Поэтому особенно важна способность кино охватить этот чрезвычайно широкий горизонт сознания человека, проследить сложную детерминированность его поведения, общественный смысл его поступков и их разнообразных, часто ускользающих от самого человека последствий. Его сфера адекватна сфере сознания и практики современного человека. Дело не только в способности кино свободно переносить действие во времени и пространстве (в конце концов это возможно и в театре), — особая роль этого владения пространством и временем выявляется в монтаже. Монтаж как художественный прием не есть исключительная принадлежность кинематографа, он свойствен и литературе, мы встречаемся с его принципами в композиции изобразительного искусства и даже в театре. (Это убедительно показано С. Эйзенштейном в работах «Монтаж 1938», «Историческая живопись и монтаж», а вслед за ним и другими исследователями).
Но можно утверждать, что именно в кино до конца раскрываются заключенные в нем эстетические возможности. Сопоставление двух различных изображений, дающих нечто иное, третье, качественно отличающееся от них обоих, не сводимое к их простой сумме, эстетически обогащает искусство, открывает возможность увидеть более глубокую природу явлений, установить внутреннюю связь между вещами, которые кажутся внешне отдаленными и совсем обособленными. Происходящий в сознании зрителя монтажный синтез опирается на богатство общественного и художественного опыта современного человека, его развитую способность ассоциативного мышления.
И в этом смысле кино представляет собой глубоко современное искусство, знаменующее определенную ступень в эволюции художественного сознания. Таковы в самом общем виде эстетические предпосылки возникновения искусства кино. Однако они вовсе не ведут к универсальности киноискусства. Кино может вплотную приблизиться к литературе по свободе и гибкости исследования жизни (подобные тенденции сегодня налицо), но перешагнуть лежащую между ними грань оно не в состоянии по своей эстетической природе. Оно не может так адекватно выразить мысль, как это делает литература.

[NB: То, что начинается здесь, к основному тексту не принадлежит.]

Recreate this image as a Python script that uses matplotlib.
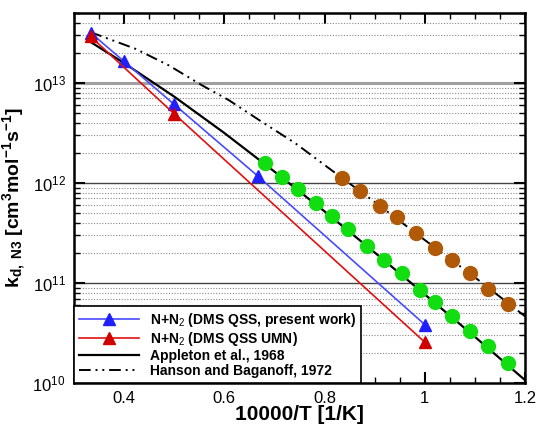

Об этом, в частности, свидетельствует и судьба интеллектуального кино С. Эйзенштейна, пытавшегося, как известно, найти прямой эквивалент понятию, метафоре, мысли на экране (впоследствии он сам признал принципиальную неразрешимость такой задачи).
Не следует абсолютизировать границу, разделяющую литературу и кино, но и недопустимо ставить между ними знак равенства, считать, что путь современного кино ведет просто «к особой форме бытия литературы» (Е. Габрилович); так же как С.
Эйзенштейна, Р. Клера или Ф. Феллини «рассматривать именно как писателей» (Арман Лану). В равной мере, обладая своими преимуществами перед живописью, кино уступает ей в выразительности, экспрессии отражения видимого мира. Это обусловлено уже фотографической и вместе с тем динамической природой кино.
Его нельзя назвать (вслед за В. Нильсеном, Г.
Ридом и др. ) движущейся живописью, так же, как зримой литературой или ожившей фотографией. «Называть кино по соседним искусствам столь же бесплодно, как эти искусства по кино: живопись — «неподвижное кино», музыка — «кино звуков», литература — «кино слова», — справедливо писал еще на заре развития кинематографа Ю. Тынянов. Законы композиции и цвета в нем иные, не совпадающие прямо с законами живописи, ибо это динамическая композиция и динамический цвет. Поиски С.
Урусевского, Л. Косматова, А. Москвина или Г. Фигероа в области композиции, света и колорита могут служить примером этой все более отчетливо сознаваемой изобразительной самостоятельности кино, хотя Урусевский и Москвин, каждый по-своему, опираются на традиции реалистической живописи, а связь искусства Фигероа с латиноамериканской графикой очевидна.